Thursday, April 10, 2008

Driving a Pulitzer

Junot Diaz has taken home the 2008 Pulitzer Prize for Fiction for his debut novel The Brief Wondrous Life of Oscar Wao. This is the Dominican-American’s first novel and second book. His first book, Drown, a critically acclaimed collection of short stories, came out twelve years earlier in 1996. A gap? A gap indeed! But this hasn’t been a quietly passed stretch for Diaz. In these twelve years, he has done more than most writers, publishing nine stories in the New Yorker and placing countless others elsewhere. And did I mention that he teaches creative writing to undergraduates at M.I.T. and is the fiction editor for the Boston Review?

But still – twelve years between books?

According to a recent article in the New York Times, “Mr. Diaz said he kicked around the idea for his first novel for about four years and then spent seven years writing it. ‘In some ways I think that this book waited for me to become a better person before it wrote itself,’ he said.”

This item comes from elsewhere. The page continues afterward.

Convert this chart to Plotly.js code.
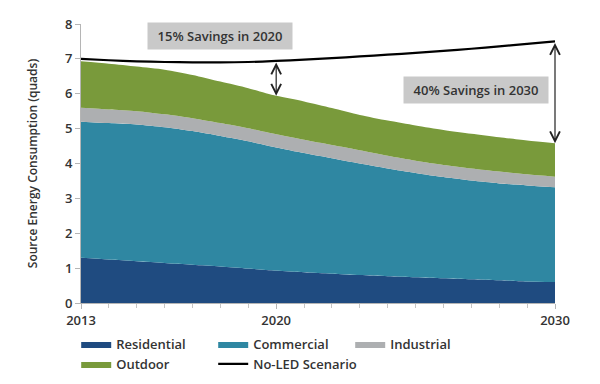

When Diaz visited my school in the fall of 2006, he had a much less “Zen” perspective on his future Pulitzer-winning novel, which he was then working on. During a Q&A he was asked if he had something in the works. I can't quote his answer, but it went something like: “I’ve spent forever working on this thing, trying to figure it out. And I’m sick of it. It’ll be done soon, thank god.”

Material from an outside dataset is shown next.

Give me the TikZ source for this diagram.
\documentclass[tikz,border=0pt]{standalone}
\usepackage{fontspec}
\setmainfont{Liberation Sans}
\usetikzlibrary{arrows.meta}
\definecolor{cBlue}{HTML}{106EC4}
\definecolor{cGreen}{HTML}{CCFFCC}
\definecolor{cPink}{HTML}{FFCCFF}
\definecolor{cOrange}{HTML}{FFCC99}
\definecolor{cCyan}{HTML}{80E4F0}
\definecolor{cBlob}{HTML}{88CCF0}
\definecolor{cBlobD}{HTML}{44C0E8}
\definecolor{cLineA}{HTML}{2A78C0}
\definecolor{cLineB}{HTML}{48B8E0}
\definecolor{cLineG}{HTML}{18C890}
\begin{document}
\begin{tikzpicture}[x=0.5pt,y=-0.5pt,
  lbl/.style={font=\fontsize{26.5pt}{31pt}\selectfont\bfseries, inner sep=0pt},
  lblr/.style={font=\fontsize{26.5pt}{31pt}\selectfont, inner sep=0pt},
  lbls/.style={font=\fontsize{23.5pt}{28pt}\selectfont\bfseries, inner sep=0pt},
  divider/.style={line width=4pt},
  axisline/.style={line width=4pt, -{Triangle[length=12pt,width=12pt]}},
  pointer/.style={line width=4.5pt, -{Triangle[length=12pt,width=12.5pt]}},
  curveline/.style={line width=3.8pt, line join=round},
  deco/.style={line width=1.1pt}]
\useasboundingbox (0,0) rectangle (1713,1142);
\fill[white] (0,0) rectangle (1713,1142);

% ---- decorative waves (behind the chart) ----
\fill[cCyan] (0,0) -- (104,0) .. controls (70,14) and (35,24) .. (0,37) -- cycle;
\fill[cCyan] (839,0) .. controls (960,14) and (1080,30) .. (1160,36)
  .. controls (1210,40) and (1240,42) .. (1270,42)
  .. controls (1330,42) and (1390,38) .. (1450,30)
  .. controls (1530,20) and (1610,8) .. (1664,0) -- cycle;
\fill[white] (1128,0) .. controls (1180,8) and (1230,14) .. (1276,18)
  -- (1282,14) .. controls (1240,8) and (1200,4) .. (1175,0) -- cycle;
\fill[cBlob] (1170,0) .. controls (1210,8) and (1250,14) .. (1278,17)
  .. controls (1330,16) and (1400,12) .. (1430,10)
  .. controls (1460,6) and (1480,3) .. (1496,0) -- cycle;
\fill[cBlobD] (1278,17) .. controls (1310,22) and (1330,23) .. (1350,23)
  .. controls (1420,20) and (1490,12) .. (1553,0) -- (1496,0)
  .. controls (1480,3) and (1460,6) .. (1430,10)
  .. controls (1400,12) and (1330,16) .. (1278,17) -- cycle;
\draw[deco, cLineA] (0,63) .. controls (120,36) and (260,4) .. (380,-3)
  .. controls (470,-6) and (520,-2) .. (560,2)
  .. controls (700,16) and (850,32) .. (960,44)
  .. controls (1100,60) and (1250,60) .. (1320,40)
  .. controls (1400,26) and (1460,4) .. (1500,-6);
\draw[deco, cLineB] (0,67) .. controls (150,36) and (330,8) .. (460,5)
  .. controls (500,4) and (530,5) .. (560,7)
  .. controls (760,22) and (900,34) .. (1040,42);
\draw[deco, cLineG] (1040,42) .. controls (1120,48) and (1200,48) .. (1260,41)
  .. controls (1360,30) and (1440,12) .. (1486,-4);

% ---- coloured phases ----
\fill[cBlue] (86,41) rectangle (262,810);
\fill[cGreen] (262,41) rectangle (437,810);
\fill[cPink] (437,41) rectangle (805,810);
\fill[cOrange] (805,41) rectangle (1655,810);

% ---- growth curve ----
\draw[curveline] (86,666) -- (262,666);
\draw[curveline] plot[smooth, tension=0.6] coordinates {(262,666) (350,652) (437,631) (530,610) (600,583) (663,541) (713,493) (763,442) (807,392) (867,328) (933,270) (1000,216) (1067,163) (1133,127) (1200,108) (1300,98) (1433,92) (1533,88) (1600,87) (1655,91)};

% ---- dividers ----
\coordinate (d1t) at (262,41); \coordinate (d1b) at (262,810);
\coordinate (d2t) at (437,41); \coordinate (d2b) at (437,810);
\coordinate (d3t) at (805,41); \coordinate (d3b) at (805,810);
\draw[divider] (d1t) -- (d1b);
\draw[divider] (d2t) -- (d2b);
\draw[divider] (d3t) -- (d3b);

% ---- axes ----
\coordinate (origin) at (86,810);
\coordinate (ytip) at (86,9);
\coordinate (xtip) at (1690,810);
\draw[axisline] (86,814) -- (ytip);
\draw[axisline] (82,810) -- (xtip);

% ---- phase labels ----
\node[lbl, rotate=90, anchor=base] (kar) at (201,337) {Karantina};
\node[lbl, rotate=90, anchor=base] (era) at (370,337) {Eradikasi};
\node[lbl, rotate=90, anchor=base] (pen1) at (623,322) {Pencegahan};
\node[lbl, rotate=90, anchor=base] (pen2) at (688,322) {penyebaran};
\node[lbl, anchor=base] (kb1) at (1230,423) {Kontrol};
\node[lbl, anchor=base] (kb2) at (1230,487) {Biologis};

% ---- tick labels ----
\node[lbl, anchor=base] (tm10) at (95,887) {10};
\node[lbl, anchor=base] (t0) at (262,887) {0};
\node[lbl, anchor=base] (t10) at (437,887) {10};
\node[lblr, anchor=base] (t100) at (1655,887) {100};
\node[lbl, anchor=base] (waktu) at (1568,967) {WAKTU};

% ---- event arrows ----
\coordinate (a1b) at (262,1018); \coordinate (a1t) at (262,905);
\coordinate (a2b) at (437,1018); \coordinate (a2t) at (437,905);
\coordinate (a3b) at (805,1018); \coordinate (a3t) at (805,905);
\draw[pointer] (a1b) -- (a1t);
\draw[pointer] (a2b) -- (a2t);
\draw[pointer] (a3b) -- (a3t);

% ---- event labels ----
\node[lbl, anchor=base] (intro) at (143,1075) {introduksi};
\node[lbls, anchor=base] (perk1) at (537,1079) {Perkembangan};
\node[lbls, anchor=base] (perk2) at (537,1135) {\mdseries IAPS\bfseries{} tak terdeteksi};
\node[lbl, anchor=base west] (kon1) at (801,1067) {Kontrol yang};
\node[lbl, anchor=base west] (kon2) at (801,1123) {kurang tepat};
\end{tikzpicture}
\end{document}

After his lecture, I had the privilege of driving Diaz to our school’s watering hole, O’Gara’s, where a few of us were going to meet for drinks. (Time Out – I know what you’re thinking. You’re thinking, Josiah, you had a Pulitzer Prize winner in your car?!?!?! I knew you were thinking this because it's what I've been thinking all week. Anyway...) We talked about his lecture that evening, about his short stories and about his experience teaching at M.I.T. I told him that I teach a small creative writing class to adults with disabilities, and I asked about what it was like to teach the so-called “smartest” students in the world a subject like creative writing.

He said, “They’re all amazing at it. Everything they write is perfect, totally publishable. They scrutinize everything they do, pour over every sentence, so it all comes out beautiful. But they don’t care about it, at least not in the sense that it would ever be something they’d pursue.”

I told him that some of my students use adaptive equipment. I said, “They pour over every word too. But it’s because it’s a slow process for them.”

I didn’t quite know how to put what I was thinking then. I thought for a moment and said, “The thing is, they might not ever be able to publish anything they write, but they care about every word.”

He said, “That’s cool, man. That’s very cool.”

At the bar, a dozen of us (students mostly) pulled tables together, ordered fries and beers and watched the screens overhead as the Red Sox played host to the White Sox. I can’t remember much from the game, but remember that Diaz and I quickly established that we both loved baseball, and I remember that this was what dominated the rest of the evening's conversation. He, a Mets and Red Sox fan, confessed that he was doubtful that the Sox would win another World Series anytime soon. But then, and with some reluctance - as if he were obligated to remember, he started talking about how great it was to see them win in 2004.

A friend of Diaz came then. He joined us at the table and we all went through a series of brief introductions. I didn’t recognize his name, and I can’t for the life of me remember it now, which is my loss, because, as it turned out, he was a well-known local poet. After he and Diaz left, which was before the rest of us, everyone became outwardly excited. “Do you know who that was?” they said. I had no idea. They laughed at the fact that I had just spent that last half hour talking baseball with such a beloved poet.

Now, nearly two years later, I’m more enamored by the fact that I had spent the evening talking about baseball with a future Pulitzer Prize winning author.

But let me also say this: what I most value about my experience that night is not that I got to drive in my car or share beers with a celebrity writer, but that I got to hear then how exhausted he was from working over his novel and compare it to now, where he has a Pulitzer to show for it.

He waited until it was right. Imagine if he hadn't.